Reed confirmed the Senate’s Student Life and Athletic Policy Committees will not merge, but that it will conduct a survey to gather feedback to reassess the Student Life Committee in an effort to increase engagement and make it more “modern.”
Along with asking for updates on the committee reimagining process, multiple SU faculty members in the Senate highlighted their concerns surrounding teacher salaries and tenure for the most “vulnerable” faculty members on campus.
“I think one of the most pressing issues right now facing the university is the dilution of tenure that is occurring,” said Matthew Mulvaney, an associate professor in the David B. Falk College of Sport and Human Dynamics. “In particular, the non-tenure ability of the vast proportion of teaching faculty who are expanding in their ranks.”
Senators also said they were concerned about how rising inflation rates and the overall cost of living may impact SU’s lowest-paid faculty.
“It puts us in a bind if we’re not providing cost of living increases, particularly because there are some folks … here who make a lot of money,” said Biko Gray, a senator and associate professor in SU’s religion department. “I’m wondering about folks who don’t necessarily make as much money, particularly given the fact there’s this process by which people are trying to minimize the pay gap.”
Reed said the Senate will address some financial concerns during its March meeting, which will focus on the faculty manual, a document on the rights, responsibilities and governing of faculty.
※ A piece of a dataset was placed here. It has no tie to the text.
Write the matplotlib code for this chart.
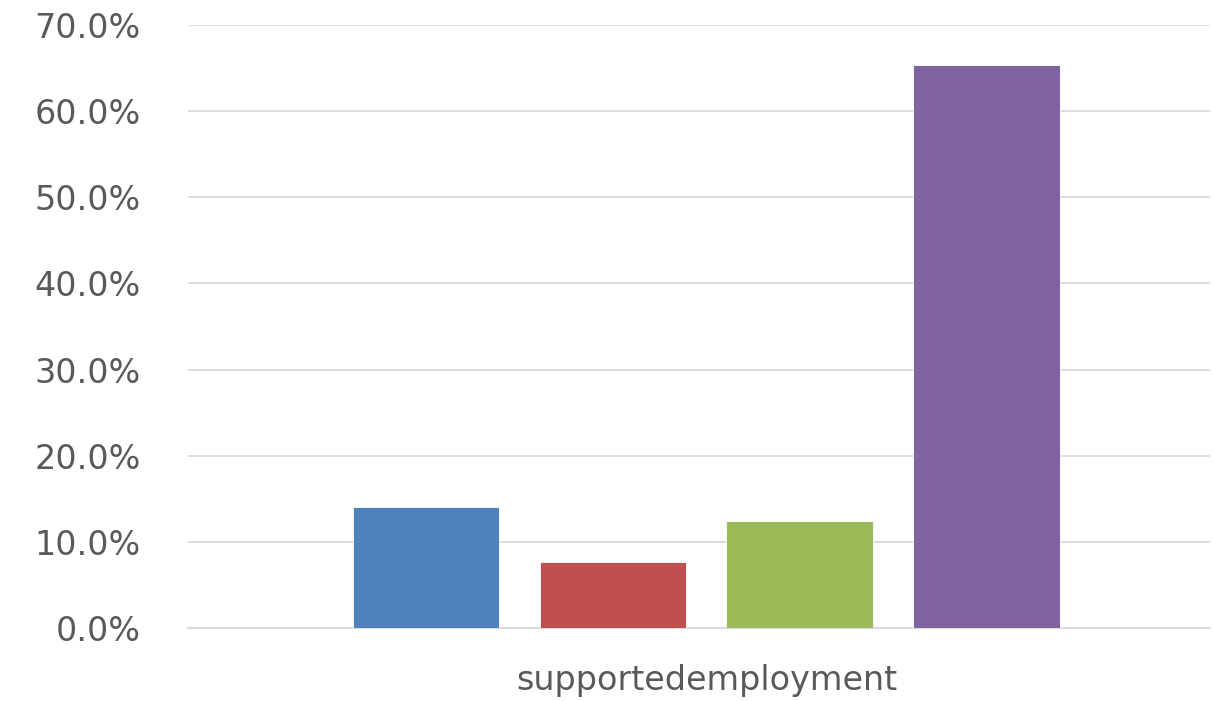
import matplotlib.pyplot as plt
import numpy as np
from matplotlib.ticker import FuncFormatter

# data
category = "supportedemployment"
series_values = [14.0, 7.7, 12.4, 65.3]   # percent
series_colors = ["#4F81BD", "#C0504D", "#9BBB59", "#8064A2"]
y_ticks = [0, 10, 20, 30, 40, 50, 60, 70]

fig = plt.figure(figsize=(12.14, 7.01), dpi=100)
ax = fig.add_axes([188 / 1214, 1 - 628 / 701, (1210 - 188) / 1214, (628 - 25) / 701])

# one category, four series side by side
offsets = np.arange(len(series_values)) - (len(series_values) - 1) / 2
ax.bar(offsets, series_values, width=0.786, color=series_colors,
       edgecolor="white", linewidth=0.6, zorder=3)

ax.set_xlim(-2.773, 2.693)
ax.set_ylim(0, 70)
ax.set_yticks(y_ticks)
ax.yaxis.set_major_formatter(FuncFormatter(lambda v, p: f"{v:.1f}%"))
ax.set_xticks([0])
ax.set_xticklabels([category])

ax.grid(axis="y", color="#d9d9d9", linewidth=1.3, zorder=0)
for s in ["top", "right", "left"]:
    ax.spines[s].set_visible(False)
ax.spines["bottom"].set_color("#d9d9d9")
ax.spines["bottom"].set_linewidth(1.3)

ax.tick_params(axis="both", length=0, labelsize=24, labelcolor="#595959")
ax.tick_params(axis="y", pad=34)
ax.tick_params(axis="x", pad=26)
for lab in ax.get_xticklabels() + ax.get_yticklabels():
    lab.set_fontfamily("DejaVu Sans")

fig.savefig("out.png", dpi=100)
She also told attendees to contact either the Academic Freedom Tenure and Professional Ethics Committee or the Services to the Faculty and Staff Committee if they had any further concerns.
Tanner Boshart, an undergraduate senator on the Academic Affairs Committee, updated the Senate on its collaboration with SU’s Student Association and undergraduate senate caucus to “improve classroom affordability.”
Boshart outlined plans to encourage faculty to utilize open-source course materials, including websites and textbooks, and make their syllabi available before course registration to “improve transparency with students in any way possible.”
The Athletic Policy and Race, Ethnicity, Equity and Inclusion Committees are on the agenda for the Senate’s next meeting on Feb. 21, according to its website.
At the last Senate meeting, Reed said the Honorary Degrees Committee would present a month earlier than originally scheduled, moving them from March to late February. The Honorary Degrees Committee is now slated to present on Feb. 21.